And
the infirmarer is to keep a servant, who shall go and buy meat
three times a week, to wit, on Saturdays, Mondays, and Wednesdays,
but at the expense of the sender, and the said servant shall on the
days following prepare the meat at the expense of the infirmarer;
and he shall salt it and make seasoning as is customary, to wit, on
all high days and days when there is a processional duplex feast,
and on other days. On the feast of St. Michael he shall serve out
a seasoning made of sage and onions; but the said servant shall not
be bound to go and buy meat during Advent, and on Septuagesima and
Quinquagesima Sundays he shall serve out seasoning. Also when the
infirmarer serves out fresh meat, he is to provide fine salt. Also
the said servant is to go and fetch medicine once or oftener when
necessary, at the expense of the sick person, and to visit him.
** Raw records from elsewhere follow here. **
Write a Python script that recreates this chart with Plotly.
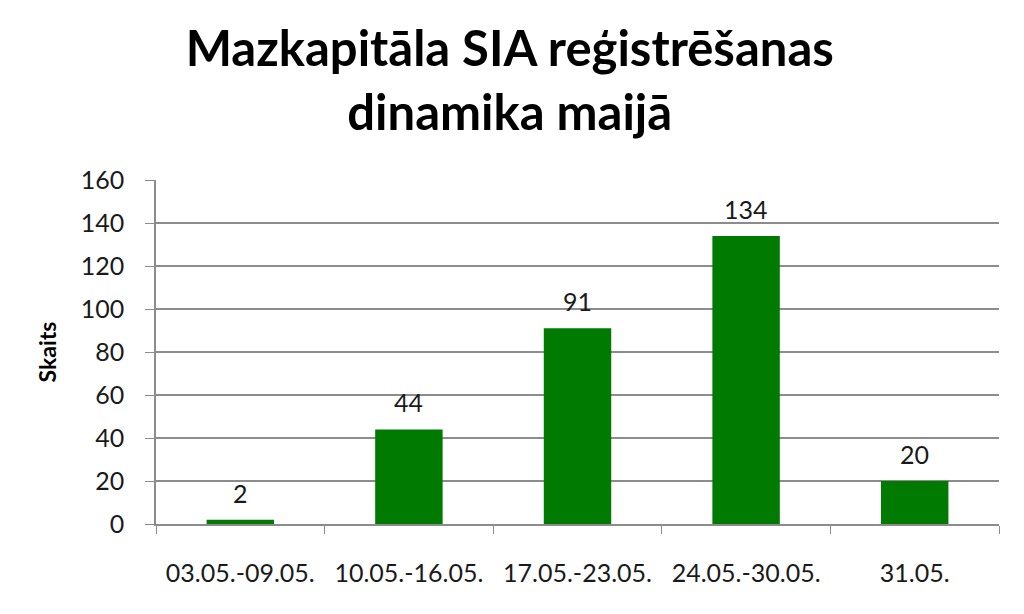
import plotly.graph_objects as go

categories = ["03.05.-09.05.", "10.05.-16.05.", "17.05.-23.05.", "24.05.-30.05.", "31.05."]
values = [2, 44, 91, 134, 20]
y_ticks = [0, 20, 40, 60, 80, 100, 120, 140, 160]

FONT = "Lato, Carlito, Calibri, sans-serif"

fig = go.Figure()
fig.add_trace(go.Bar(
    x=categories, y=values,
    marker=dict(color="#007a00", line=dict(width=0)),
    width=0.4,
    hoverinfo="x+y",
))

# value labels above the bars
for cat, val in zip(categories, values):
    fig.add_annotation(
        x=cat, y=val, text=str(val),
        showarrow=False, yanchor="bottom", yshift=10,
        font=dict(size=25, color="#1a1a1a", family=FONT),
    )

fig.update_layout(
    width=1024, height=614,
    paper_bgcolor="white", plot_bgcolor="white",
    margin=dict(l=148, r=33, t=172, b=98),
    showlegend=False,
    font=dict(family=FONT, color="#1a1a1a"),
    title=dict(
        text="<b>Mazkapitāla SIA reģistrēšanas<br>dinamika maijā</b>",
        x=0.49, xanchor="center", xref="container",
        y=0.905, yanchor="top", yref="container",
        font=dict(size=49, color="black", family=FONT),
    ),
)

fig.update_yaxes(
    range=[0, 160], tickvals=y_ticks,
    showgrid=True, gridcolor="#8c8c8c", gridwidth=1.5,
    showline=True, linecolor="#8c8c8c", linewidth=1.5,
    ticks="outside", ticklen=9, tickcolor="#8c8c8c",
    ticklabelstandoff=16,
    tickfont=dict(size=25, family=FONT, color="#1a1a1a"),
    title=dict(text="<b>Skaits</b>", font=dict(size=23, family=FONT, color="black"), standoff=18),
    zeroline=False,
)
fig.update_xaxes(
    type="category",
    showline=True, linecolor="#8c8c8c", linewidth=1.5,
    ticks="outside", ticklen=8, tickcolor="#8c8c8c", tickson="boundaries",
    ticklabelstandoff=26,
    tickfont=dict(size=25, family=FONT, color="#1a1a1a"),
)

fig.write_html("out.html")
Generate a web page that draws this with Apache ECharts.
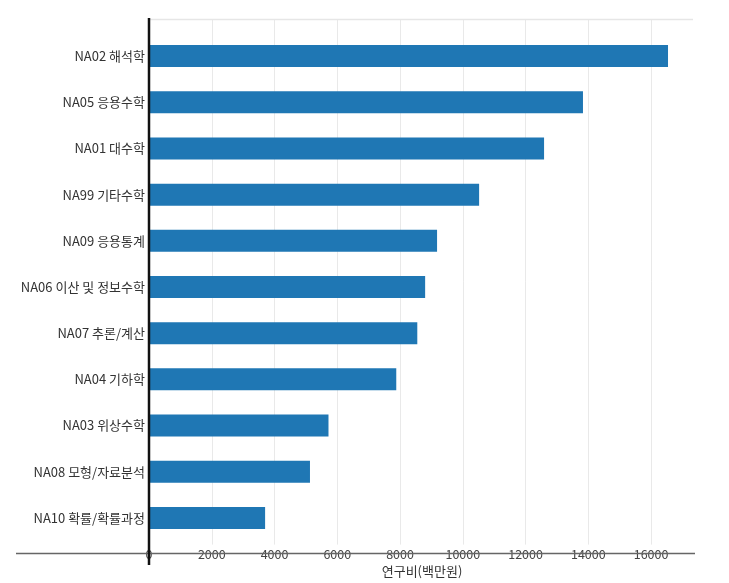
<!DOCTYPE html>
<html>
<head>
<meta charset="utf-8">
<script src="https://cdn.jsdelivr.net/npm/echarts@6/dist/echarts.min.js"></script>
<style>
html,body{margin:0;padding:0;background:#fff;}
#main{width:729px;height:583px;}
</style>
</head>
<body>
<div id="main"></div>
<script>
const categories = ['NA02 해석학','NA05 응용수학','NA01 대수학','NA99 기타수학','NA09 응용통계','NA06 이산 및 정보수학','NA07 추론/계산','NA04 기하학','NA03 위상수학','NA08 모형/자료분석','NA10 확률/확률과정'];
const values = [16540, 13830, 12590, 10520, 9180, 8800, 8550, 7880, 5720, 5130, 3700];
const xTickInterval = 2000;
const xMax = 17400;
const xAxisName = '연구비(백만원)';

const FONT = '"Noto Sans CJK KR", "Noto Sans", sans-serif';
const chart = echarts.init(document.getElementById('main'), null, {renderer: 'canvas'});

const GL = 149, GR = 34;
chart.setOption({
  animation: false,
  backgroundColor: '#fff',
  grid: [
    {left: GL, right: GR, top: 19, bottom: 29},
    {left: GL, right: GR, top: 33, bottom: 42}
  ],
  xAxis: [
    {
      type: 'value', gridIndex: 0, min: 0, max: xMax, interval: xTickInterval,
      position: 'bottom',
      axisLine: {show: false, onZero: false}, axisTick: {show: false},
      splitLine: {show: true, showMaxLine: false, lineStyle: {color: '#e9e9e9', width: 1}},
      axisLabel: {show: true, showMaxLabel: false, color: '#444', fontSize: 12.5, fontFamily: FONT, margin: 3,
        formatter: function (v) { return String(v); }},
      name: xAxisName, nameLocation: 'middle', nameGap: 14,
      nameTextStyle: {color: '#333', fontSize: 13, fontFamily: FONT}
    },
    {
      type: 'value', gridIndex: 1, min: 0, max: xMax, interval: xTickInterval,
      show: false
    }
  ],
  yAxis: [
    {type: 'value', gridIndex: 0, show: false, min: 0, max: 1},
    {
      type: 'category', gridIndex: 1, data: categories, inverse: true,
      axisLine: {show: false}, axisTick: {show: false}, splitLine: {show: false},
      axisLabel: {color: '#333', fontSize: 13, fontFamily: FONT, margin: 4}
    }
  ],
  series: [{
    type: 'bar', xAxisIndex: 1, yAxisIndex: 1, data: values,
    barWidth: 22,
    itemStyle: {color: '#1f77b4'}
  }],
  graphic: [
    {type: 'line', shape: {x1: GL, y1: 19.5, x2: 693, y2: 19.5}, style: {stroke: '#e6e6e6', lineWidth: 1.5}, z: 1},
    {type: 'line', shape: {x1: 16, y1: 553.5, x2: 695, y2: 553.5}, style: {stroke: '#666', lineWidth: 1.5}, z: 10},
    {type: 'line', shape: {x1: 149, y1: 18, x2: 149, y2: 565}, style: {stroke: '#111', lineWidth: 2.5}, z: 11}
  ]
});
</script>
</body>
</html>
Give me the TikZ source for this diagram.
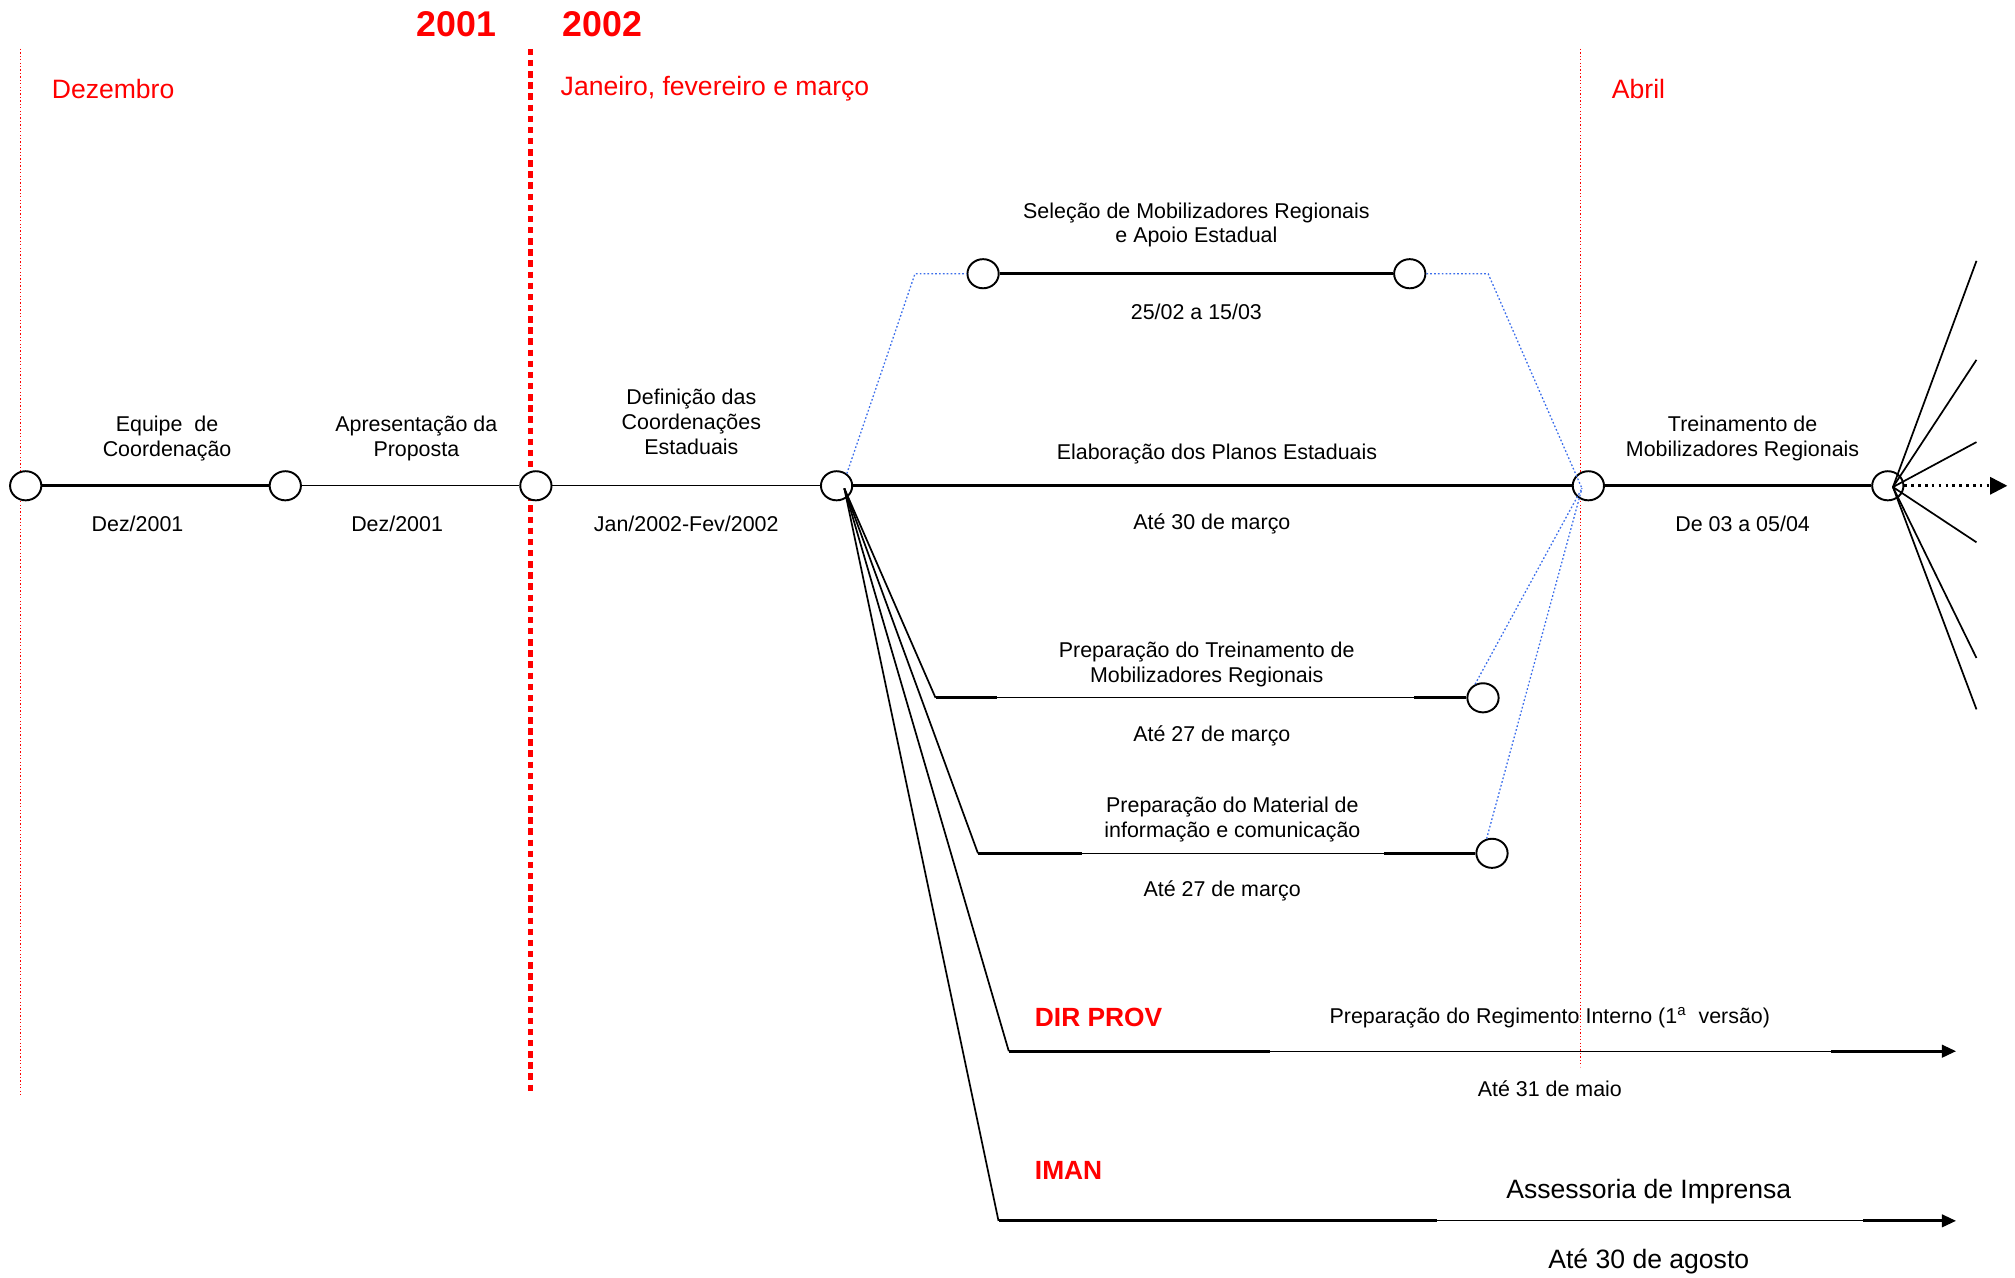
\documentclass[tikz,border=0pt]{standalone}
\usepackage{fontspec}
\setmainfont{Liberation Sans}
\usetikzlibrary{shapes.geometric,arrows.meta}

\definecolor{linkblue}{RGB}{60,110,235}

\tikzset{
  ev/.style={draw, ellipse, line width=0.9pt, fill=white,
    minimum width=14.6pt, minimum height=13.6pt, inner sep=0pt},
  lbl/.style={font=\fontsize{10}{11.6}\selectfont, align=center, inner sep=0pt},
  big/.style={font=\fontsize{12.4}{14}\selectfont, inner sep=0pt},
  mes/.style={font=\fontsize{12.4}{14}\selectfont, text=red, anchor=west, inner sep=0pt},
  ano/.style={font=\fontsize{16.7}{18}\selectfont\bfseries, text=red, inner sep=0pt},
  grp/.style={font=\fontsize{12.3}{14}\selectfont\bfseries, text=red, anchor=west, inner sep=0pt},
  fino/.style={line width=0.6pt},
  grosso/.style={line width=1.3pt},
  raio/.style={line width=0.8pt},
  azul/.style={draw=linkblue, line width=0.6pt, dash pattern=on 0.8pt off 1pt},
  limite/.style={draw=red, line width=0.6pt, dash pattern=on 0.6pt off 1pt},
  virada/.style={draw=red, line width=2.4pt, dash pattern=on 3pt off 2.2pt},
  seta/.style={-{Triangle[length=6.5pt,width=6pt]}}
}

\begin{document}
\begin{tikzpicture}[x=0.6pt,y=-0.6pt]
  \useasboundingbox (0,0) rectangle (1568,994);

  %% meses e anos
  \draw[limite] (16,38) -- (16,852);
  \draw[virada] (413,38) -- (413,850);
  \draw[limite] (1230,38) -- (1230,830);
  \node[ano] (a2001) at (355,19) {2001};
  \node[ano] (a2002) at (469,19) {2002};
  \node[mes] (dez) at (40,69) {Dezembro};
  \node[mes] (jfm) at (436,69) {Janeiro, fevereiro e março};
  \node[mes] (abr) at (1254,69) {Abril};

  %% eventos da linha principal
  \node[ev] (A) at (20,378) {};
  \node[ev] (B) at (222,378) {};
  \node[ev] (C) at (417,378) {};
  \node[ev] (D) at (651,378) {};
  \node[ev] (E) at (1236,378) {};
  \node[ev] (F) at (1469,378) {};

  \draw[grosso] (A) -- (B);
  \draw[fino] (B) -- (C);
  \draw[fino] (C) -- (D);
  \draw[grosso] (D) -- (E);
  \draw[grosso] (E) -- (F);

  \node[lbl] (equipe) at (130,341) {Equipe\ \ de\\Coordenação};
  \node[lbl] (dez1) at (107,408) {Dez/2001};
  \node[lbl] (apres) at (324,341) {Apresentação da\\Proposta};
  \node[lbl] (dez2) at (309,408) {Dez/2001};
  \node[lbl] (defin) at (538,328) {Definição das\\Coordenações\\Estaduais};
  \node[lbl] (janfev) at (534,408) {Jan/2002-Fev/2002};
  \node[lbl] (elab) at (947,353) {Elaboração dos Planos Estaduais};
  \node[lbl] (ate30) at (943,408) {Até 30 de março};
  \node[lbl] (trein) at (1356,341) {Treinamento de\\Mobilizadores Regionais};
  \node[lbl] (de03) at (1356,408) {De 03 a 05/04};

  %% selecao
  \node[ev] (S1) at (765,213) {};
  \node[ev] (S2) at (1097,213) {};
  \draw[grosso] (S1) -- (S2);
  \node[lbl] (selec) at (931,175) {Seleção de Mobilizadores Regionais\\e Apoio Estadual};
  \node[lbl] (d2502) at (931,243) {25/02 a 15/03};

  \coordinate (econv) at (1231,380);
  \coordinate (sl) at (712,213);
  \coordinate (sr) at (1158,213);
  \draw[azul] (D.50) -- (sl) -- (S1);
  \draw[azul] (S2) -- (sr) -- (econv);

  %% preparacoes
  \coordinate (dfan) at (657,380);
  \coordinate (p1s) at (728,543);
  \coordinate (p2s) at (761,664);
  \node[ev] (P1) at (1154,543) {};
  \node[ev] (P2) at (1161,664) {};

  \draw[raio] (dfan) -- (p1s);
  \draw[fino] (p1s) -- (P1);
  \draw[grosso] (p1s) -- ++(48,0);
  \draw[grosso] (P1.west) -- ++(-41,0);
  \node[lbl] (preptr) at (939,517) {Preparação do Treinamento de\\Mobilizadores Regionais};
  \node[lbl] (ate27a) at (943,573) {Até 27 de março};

  \draw[raio] (dfan) -- (p2s);
  \draw[fino] (p2s) -- (P2);
  \draw[grosso] (p2s) -- ++(81,0);
  \draw[grosso] (P2.west) -- ++(-71,0);
  \node[lbl] (prepmat) at (959,638) {Preparação do Material de\\informação e comunicação};
  \node[lbl] (ate27b) at (951,693) {Até 27 de março};

  \draw[azul] (P1.120) -- (econv);
  \draw[azul] (P2.110) -- (econv);

  %% DIR PROV
  \coordinate (dps) at (785,818);
  \coordinate (dpe) at (1522,818);
  \draw[raio] (dfan) -- (dps);
  \draw[fino, seta] (dps) -- (dpe);
  \draw[grosso] (dps) -- ++(203,0);
  \draw[grosso] (1425,818) -- (1514,818);
  \node[grp] (dirprov) at (805,792) {DIR PROV};
  \node[lbl] (regim) at (1206,792) {Preparação do Regimento Interno (1\textsuperscript{a}\ \ versão)};
  \node[lbl] (ate31) at (1206,847) {Até 31 de maio};

  %% IMAN
  \coordinate (ims) at (777,950);
  \coordinate (ime) at (1522,950);
  \draw[raio] (dfan) -- (ims);
  \draw[fino, seta] (ims) -- (ime);
  \draw[grosso] (ims) -- ++(341,0);
  \draw[grosso] (1450,950) -- (1514,950);
  \node[grp] (iman) at (805,911) {IMAN};
  \node[big] (assess) at (1283,927) {Assessoria de Imprensa};
  \node[big] (ate30ag) at (1283,982) {Até 30 de agosto};

  %% desdobramentos apos o treinamento
  \coordinate (ffan) at (1473,379);
  \foreach \y in {203,280,344,422,512,552}
    \draw[raio] (ffan) -- (1538,\y);
  \coordinate (fend) at (1562,378);
  \draw[line width=1.2pt, dotted, -{Triangle[length=8pt,width=8pt]}] (F.east) -- (fend);

\end{tikzpicture}
\end{document}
If
the sick person requires it, he can have aid in the payment of his
doctor, and the lord abbot is to pay for the doctor and medicines
of all cloistered persons.
"On the principal octaves the monks are to have seasoning, but
during the main feasts they are to have seasoning upon the first
day only. The infirmarer is not bound to do anything or serve out
anything on days when no flesh is eaten. The cellarer is to do
this, and during the times of the said infirmaries, the servants of
the monastery and convent are to be, as above, on the same footing
as those who are in religion, that is to say, half of them are to
be bled during one fifteen days, and the other half during the
other fifteen days, as is customary.